Come studiare: Approccio al metodo di studio

metodo di studio per imparare a studiare

Di Salvatore Tommasi

Come studiare?

Forse, per tentare una risposta a questa domanda, potrebbe essere utile, piuttosto che suggerire indicazioni impersonali e generiche, riflettere sulla propria esperienza, condividendola magari, e lasciando a chi legge la libertà di confrontarsi, e accoglierne o rifiutarne le conclusioni.

Sicché la domanda andrebbe riformulata nella seguente, più semplice e diretta: come ho studiato?

Come studio?

Ritengo di dover fare una considerazione introduttivo, ed è che non mi sembra possibile separare, in questo caso, la domanda sul “come” da quella sul “perché”, essendo diverse le motivazioni che spingono allo studio, e distribuite su livelli differenti.

Argomenti:

1) Studiare per conoscere

Direi che il primo livello dello studio è quello della conoscenza.

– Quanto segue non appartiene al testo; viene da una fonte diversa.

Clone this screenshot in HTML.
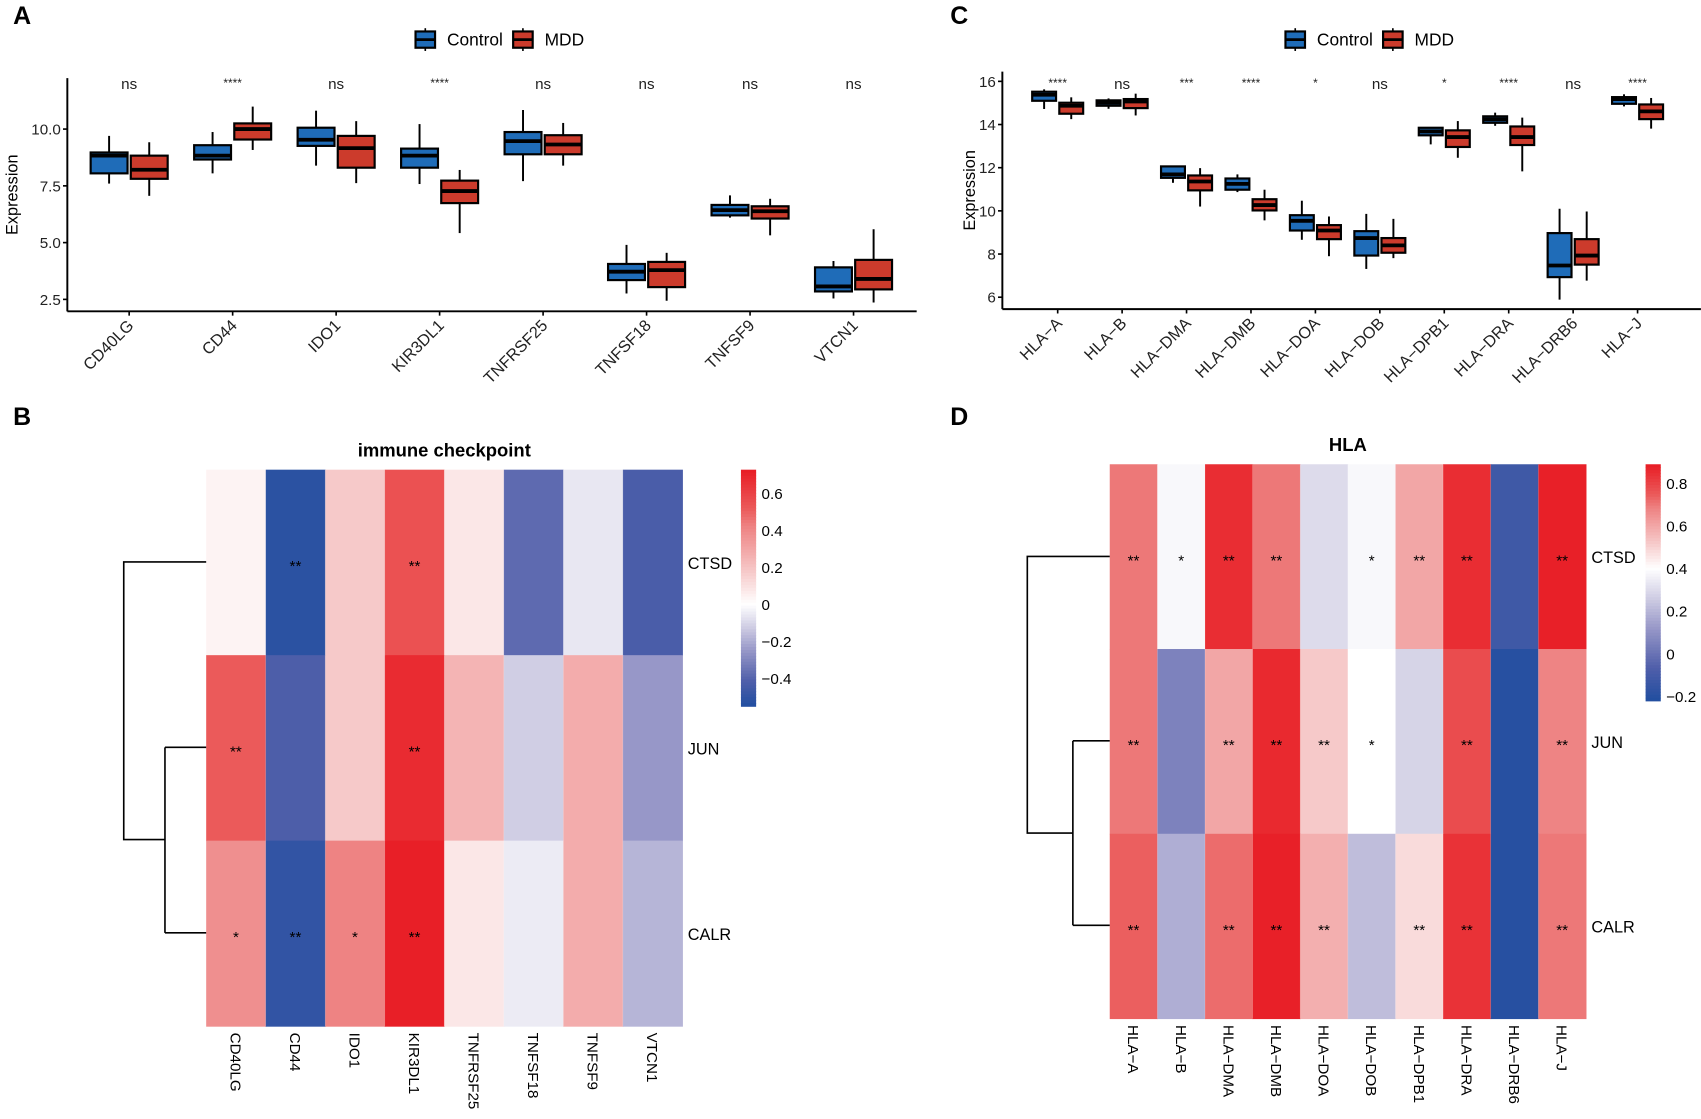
<!DOCTYPE html>
<html><head><meta charset="utf-8"><style>
html,body{margin:0;padding:0;background:#fff;}
svg text{font-family:"Liberation Sans",Arial,sans-serif;}
</style></head><body>
<svg id="fig" xmlns="http://www.w3.org/2000/svg" width="1701" height="1114" viewBox="0 0 1568 1027">
<g id="root"></g>
</svg>
<script>
// ---------- Panel A data ----------
const catsA = ["CD40LG","CD44","IDO1","KIR3DL1","TNFRSF25","TNFSF18","TNFSF9","VTCN1"];
const sigA = ["ns","****","ns","****","ns","ns","ns","ns"];
// [whiskerHigh, q3, median, q1, whiskerLow]
const ctrlA = [[9.7,8.97,8.83,8.05,7.6],[9.87,9.29,8.83,8.66,8.05],[10.81,10.06,9.53,9.26,8.39],[10.22,9.14,8.83,8.30,7.58],[10.84,9.87,9.47,8.89,7.71],[4.9,4.06,3.72,3.35,2.76],[7.08,6.66,6.43,6.2,6.1],[4.19,3.91,3.07,2.85,2.54]];
const mddA = [[9.42,8.83,8.21,7.81,7.06],[10.99,10.25,10.0,9.54,9.08],[10.35,9.70,9.16,8.30,7.62],[8.2,7.73,7.27,6.74,5.42],[10.27,9.73,9.32,8.89,8.39],[4.55,4.15,3.79,3.04,2.44],[6.93,6.6,6.38,6.06,5.32],[5.59,4.24,3.4,2.94,2.36]];
const ticksA = [2.5,5.0,7.5,10.0];
// ---------- Panel C data ----------
const catsC = ["HLA\u2212A","HLA\u2212B","HLA\u2212DMA","HLA\u2212DMB","HLA\u2212DOA","HLA\u2212DOB","HLA\u2212DPB1","HLA\u2212DRA","HLA\u2212DRB6","HLA\u2212J"];
const sigC = ["****","ns","***","****","*","ns","*","****","ns","****"];
const ctrlC = [[15.63,15.52,15.38,15.10,14.72],[15.21,15.12,15.01,14.87,14.73],[12.09,12.06,11.69,11.53,11.3],[11.69,11.5,11.25,10.98,10.87],[10.47,9.8,9.54,9.09,8.66],[9.86,9.06,8.74,7.93,7.31],[13.88,13.85,13.68,13.5,13.08],[14.55,14.38,14.24,14.08,13.94],[10.1,8.97,7.47,6.93,5.89],[15.4,15.27,15.18,14.96,14.84]];
const mddC = [[15.26,15.01,14.87,14.5,14.25],[15.43,15.18,15.07,14.76,14.42],[11.98,11.64,11.36,10.95,10.2],[10.98,10.54,10.27,10.02,9.56],[9.74,9.34,9.09,8.69,7.9],[9.63,8.74,8.4,8.06,7.81],[14.16,13.73,13.42,12.96,12.46],[14.32,13.91,13.42,13.05,11.83],[9.97,8.69,7.93,7.51,6.77],[15.23,14.93,14.61,14.25,13.81]];
const ticksC = [6,8,10,12,14,16];
// ---------- Panel B data ----------
const colsB = ["CD40LG","CD44","IDO1","KIR3DL1","TNFRSF25","TNFSF18","TNFSF9","VTCN1"];
const rowsB = ["CTSD","JUN","CALR"];
const valCTSD_B = [0.04,-0.52,0.18,0.55,0.08,-0.38,-0.06,-0.43];
const valJUN_B = [0.52,-0.42,0.18,0.68,0.25,-0.12,0.28,-0.25];
const valCALR_B = [0.38,-0.50,0.42,0.72,0.08,-0.05,0.28,-0.18];
const starCTSD_B = ["","**","","**","","","",""];
const starJUN_B = ["**","","","**","","","",""];
const starCALR_B = ["*","**","*","**","","","",""];
const cbTicksB = [-0.4,-0.2,0,0.2,0.4,0.6];
// ---------- Panel D data ----------
const colsD = ["HLA\u2212A","HLA\u2212B","HLA\u2212DMA","HLA\u2212DMB","HLA\u2212DOA","HLA\u2212DOB","HLA\u2212DPB1","HLA\u2212DRA","HLA\u2212DRB6","HLA\u2212J"];
const rowsD = ["CTSD","JUN","CALR"];
const valCTSD_D = [0.70,0.38,0.85,0.70,0.30,0.38,0.60,0.85,-0.12,0.88];
const valJUN_D = [0.70,0.05,0.60,0.86,0.52,0.40,0.28,0.78,-0.20,0.68];
const valCALR_D = [0.74,0.18,0.72,0.88,0.58,0.22,0.48,0.84,-0.20,0.70];
const starCTSD_D = ["**","*","**","**","","*","**","**","","**"];
const starJUN_D = ["**","","**","**","**","*","","**","","**"];
const starCALR_D = ["**","","**","**","**","","**","**","","**"];
const cbTicksD = [-0.2,0,0.2,0.4,0.6,0.8];

const NS="http://www.w3.org/2000/svg";
const root=document.getElementById('root');
function mk(tag,attrs,parent,text){const e=document.createElementNS(NS,tag);for(const k in attrs)e.setAttribute(k,attrs[k]);if(text!==undefined)e.textContent=text;(parent||root).appendChild(e);return e;}

[["A",12,22],["B",12,392],["C",876,22],["D",876,392]].forEach(p=>{
  const t=mk('text',{x:p[1],y:p[2],'font-size':23,'font-weight':'bold'},root,p[0]);
  
  
});

const BLUE="#1f6cb8", RED="#cc3b2c";

function legend(x0,name){
  const g=mk('g',{});
  
  
  [[x0,BLUE,"Control"],[x0+90,RED,"MDD"]].forEach(l=>{
    const it=mk('g',{},g);
    
    
    mk('line',{x1:l[0]+9,x2:l[0]+9,y1:26,y2:47,stroke:'#000','stroke-width':1.5},it);
    mk('rect',{x:l[0],y:29,width:18,height:15,fill:l[1],stroke:'#000','stroke-width':2},it);
    mk('line',{x1:l[0],x2:l[0]+18,y1:36.5,y2:36.5,stroke:'#000','stroke-width':2.5},it);
    mk('text',{x:l[0]+29,y:42,'font-size':16},it,l[2]);
  });
}

function boxPanel(o){
  const g=mk('g',{});
  
  
  const y=v=>o.y0+(v-o.v0)*(o.y1-o.y0)/(o.v1-o.v0);
  const x=i=>o.xc0+i*o.dx;
  const ax=mk('line',{x1:o.xl,x2:o.xl,y1:o.yTop,y2:o.yAx,stroke:'#000','stroke-width':1.8},g);
  
  const bx=mk('line',{x1:o.xl,x2:o.xr,y1:o.yAx,y2:o.yAx,stroke:'#000','stroke-width':1.8},g);
  
  o.ticks.forEach(t=>{
    mk('line',{x1:o.xl-4,x2:o.xl,y1:y(t),y2:y(t),stroke:'#000','stroke-width':1.5},g);
    const tl=mk('text',{x:o.xl-6,y:y(t)+5,'font-size':14,'text-anchor':'end',fill:'#222'},g,o.fmt(t));
    
    
  });
  const yt=mk('text',{x:0,y:0,'font-size':15,'text-anchor':'middle',transform:`translate(${o.ytx},${(o.yTop+o.yAx)/2}) rotate(-90)`},g,"Expression");
  
  
  o.cats.forEach((c,i)=>{
    const cx=x(i);
    mk('line',{x1:cx,x2:cx,y1:o.yAx,y2:o.yAx+4,stroke:'#000','stroke-width':1.5},g);
    const lab=mk('text',{x:0,y:0,'font-size':15,'text-anchor':'end',fill:'#222',transform:`translate(${cx+5},${o.yAx+14}) rotate(-45)`},g,c);
    
    
    const s=o.sig[i];
    const st=mk('text',{x:cx,y:s==="ns"?82:80,'font-size':s==="ns"?14:11,'text-anchor':'middle',fill:'#222'},g,s);
    
    
    [[o.ctrl[i],-o.off,BLUE,'control'],[o.mdd[i],o.off,RED,'mdd']].forEach(b=>{
      const d=b[0],bc=cx+b[1],w=o.bw;
      const bg=mk('g',{},g);
      
      
      mk('line',{x1:bc,x2:bc,y1:y(d[0]),y2:y(d[4]),stroke:'#000','stroke-width':1.8},bg);
      mk('rect',{x:bc-w/2,y:y(d[1]),width:w,height:Math.max(1,y(d[3])-y(d[1])),fill:b[2],stroke:'#000','stroke-width':2},bg);
      mk('line',{x1:bc-w/2,x2:bc+w/2,y1:y(d[2]),y2:y(d[2]),stroke:'#000','stroke-width':3.5},bg);
    });
  });
}

boxPanel({name:'boxplot-immune-checkpoint',cats:catsA,sig:sigA,ctrl:ctrlA,mdd:mddA,ticks:ticksA,fmt:t=>t.toFixed(1),
  v0:10,y0:119,v1:2.5,y1:276,xl:62,xr:845,yTop:72,yAx:287,xc0:119,dx:95.4,off:18.5,bw:34,ytx:16});
boxPanel({name:'boxplot-hla',cats:catsC,sig:sigC,ctrl:ctrlC,mdd:mddC,ticks:ticksC,fmt:t=>String(t),
  v0:16,y0:75,v1:6,y1:274,xl:924,xr:1568,yTop:66,yAx:285,xc0:975,dx:59.4,off:12.5,bw:22,ytx:919-20});
legend(383,'legend-a');
legend(1185,'legend-c');

function lerp(a,b,t){return a.map((v,i)=>Math.round(v+(b[i]-v)*t));}
function ramp(stops,t){
  t=Math.max(0,Math.min(1,t));
  for(let i=1;i<stops.length;i++){ if(t<=stops[i][0]){const a=stops[i-1],b=stops[i];return lerp(a[1],b[1],(t-a[0])/(b[0]-a[0]));}}
  return stops[stops.length-1][1];
}
const blueStops=[[0,[33,78,160]],[0.25,[80,95,170]],[0.55,[152,152,200]],[0.78,[208,206,228]],[1,[255,255,255]]];
const redStops=[[0,[255,255,255]],[0.25,[246,200,200]],[0.58,[238,130,130]],[0.71,[235,90,90]],[1,[232,28,36]]];
function colorFn(min,mid,max){
  return v=>{let c; if(v<=mid){c=ramp(blueStops,(v-min)/(mid-min));} else {c=ramp(redStops,(v-mid)/(max-mid));} return `rgb(${c[0]},${c[1]},${c[2]})`;};
}

function heat(o){
  const g=mk('g',{});
  
  
  const col=colorFn(o.min,o.mid,o.max);
  const cw=(o.x1-o.x0)/o.cols.length, rh=(o.y1-o.y0)/o.rows.length;
  const tt=mk('text',{x:(o.x0+o.x1)/2,y:o.y0-12,'font-size':17,'font-weight':'bold','text-anchor':'middle'},g,o.title);
  
  
  o.vals.forEach((row,r)=>{
    row.forEach((v,c)=>{
      const cell=mk('rect',{x:o.x0+c*cw,y:o.y0+r*rh,width:cw+0.5,height:rh+0.5,fill:col(v)},g);
      
      
      const s=o.stars[r][c];
      if(s){const st=mk('text',{x:o.x0+(c+0.5)*cw,y:o.y0+(r+0.5)*rh+8,'font-size':14,'text-anchor':'middle'},g,s);
        
        }
    });
    const rl=mk('text',{x:o.x1+5,y:o.y0+(r+0.5)*rh+6,'font-size':15},g,o.rows[r]);
    
    
  });
  for(let c=1;c<o.cols.length;c++) mk('line',{x1:o.x0+c*cw,x2:o.x0+c*cw,y1:o.y0,y2:o.y1,stroke:'rgba(255,255,255,0.25)','stroke-width':0.6},g);
  o.cols.forEach((c,i)=>{
    const cl=mk('text',{x:0,y:0,'font-size':14,transform:`translate(${o.x0+(i+0.5)*cw-5},${o.y1+6}) rotate(90)`},g,c);
    
    
  });
  const N=80, cbh=o.cb1-o.cb0;
  const cb=mk('g',{},g);
  
  
  for(let k=0;k<N;k++){
    const v=o.max-(k+0.5)/N*(o.max-o.min);
    mk('rect',{x:o.cbx,y:o.cb0+k*cbh/N,width:14,height:cbh/N+0.6,fill:col(v)},cb);
  }
  const yv=v=>o.cb0+(o.max-v)/(o.max-o.min)*cbh;
  o.cbTicks.forEach(t=>{
    const tl=mk('text',{x:o.cbx+19,y:yv(t)+5,'font-size':14},cb,t===0?"0":(t<0?"\u2212"+Math.abs(t):String(t)));
    
    
  });
  const d=mk('path',{d:o.dend,fill:'none',stroke:'#000','stroke-width':1.5},g);
  
  
}

heat({name:'heatmap-immune-checkpoint',title:'immune checkpoint',cols:colsB,rows:rowsB,
  vals:[valCTSD_B,valJUN_B,valCALR_B],stars:[starCTSD_B,starJUN_B,starCALR_B],
  x0:190,x1:629,y0:433,y1:946,min:-0.55,mid:0,max:0.73,cbx:683,cb0:433,cb1:651,cbTicks:cbTicksB,
  dend:"M190 518 H114 V774 H152 M152 689 V860 M152 689 H190 M152 860 H190"});
heat({name:'heatmap-hla',title:'HLA',cols:colsD,rows:rowsD,
  vals:[valCTSD_D,valJUN_D,valCALR_D],stars:[starCTSD_D,starJUN_D,starCALR_D],
  x0:1023,x1:1462,y0:428,y1:939,min:-0.22,mid:0.4,max:0.89,cbx:1517,cb0:428,cb1:646,cbTicks:cbTicksD,
  dend:"M1023 513 H947 V768 H989 M989 683 V853 M989 683 H1023 M989 853 H1023"});
</script>
</body></html>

Studio per conoscere.

Posso accostarmi ad un resoconto storico, una descrizione scientifica, una teoria filosofica o a qualsiasi altro argomento con l’intento di sapere: registro, in questo caso, quanto leggo o mi viene detto, lo memorizzo, sarei anche in grado di riferirlo. Non mi pongo domande. Mi limito ad ascoltare, ricevere, apprendere. Naturalmente ogni studio parte da qui. Si tratta di un momento iniziale e ineliminabile. Soddisfa la prima curiosità, fornisce il senso complessivo, unitario, di un argomento, un problema.

Personalmente, se sono alle prese con un libro, la prima cosa che faccio è leggerlo tutto, dalla prima all’ultima pagina, ma senza soffermarmi sui particolari, sorvolando su eventuali piccole incomprensioni, sulla dimenticanza di dettagli; mi lascio prendere dalla storia o dal ragionamento, ne traggo il quadro generale. E potrebbe bastare, se decido che l’argomento non suscita il mio interesse o se, comunque, non ho la necessità di andare oltre questa prima conoscenza sommaria.

2) Studiare per capire

Perché c’è poi un secondo livello nello studio, ed è quello della comprensione. Studio per capire.

In questo caso non posso fermarmi allo sguardo complessivo, al senso generale. Ora ogni dettaglio è importante. Ogni passaggio del ragionamento mi deve essere chiaro e devo saperlo riformulare. Non solo. Devo riempire i vuoti. Che sono non già in quello che leggo, ascolto, vedo, ma nella mia mente, cioè nel bagaglio di conoscenze di cui io dispongo e alle quali posso fare riferimento. Devo controllare un rimando per me sconosciuto, soffermarmi su un’affermazione enigmatica, cercare un avvenimento, richiamare alla memoria un personaggio, approfondire il significato di un termine.

In altre parole, e concretamente, rileggo il libro, seleziono le parti, cerco ed evidenzio la struttura essenziale di una storia o di una dimostrazione, lo arricchisco di note esplicative nei punti per me non sufficientemente chiari, lo sintetizzo adeguandolo al mio linguaggio.

3) Studiare per pensare

Ecco, quest’ultima operazione mi suggerisce e mi indirizza verso un ulteriore livello di studio, quello che ritengo più importante, lo sviluppo del mio pensiero. Studio per pensare.

Probabilmente nella nostra scuola quest’ultimo momento, che implica l’esercizio libero e autonomo del pensiero, non viene adeguatamente sollecitato. Forse viene ancora privilegiato il modello di pensiero che, nel linguaggio tecnico, viene definito “convergente”. Sicché è sufficiente la conoscenza e la comprensione per raggiungere il massimo riconoscimento scolastico.

Tuttavia è proprio nel confronto e attraverso il confronto personale con quanto ho studiato che il mio pensiero può svilupparsi. Metto in discussione dentro di me le idee altrui, le altrui procedure e conclusioni, provo a trovare delle scorciatoie, a elaborare idee diverse. Provo a mettermi alla pari, a non sentirmi inferiore, a rifare autonomamente la strada, con la consapevolezza dei miei limiti ma con coraggio e fiducia nelle mie possibilità, nella forza del mio pensiero.

Credo sia quest’ultimo livello di studio che mi dà una reale soddisfazione. Che mi ripaga della fatica e delle difficoltà che ho dovuto affrontare, che mi fa sentire non un semplice fruitore e ripetitore di teorie e scoperte altrui, ma un uomo libero nel pieno esercizio della sua umanità.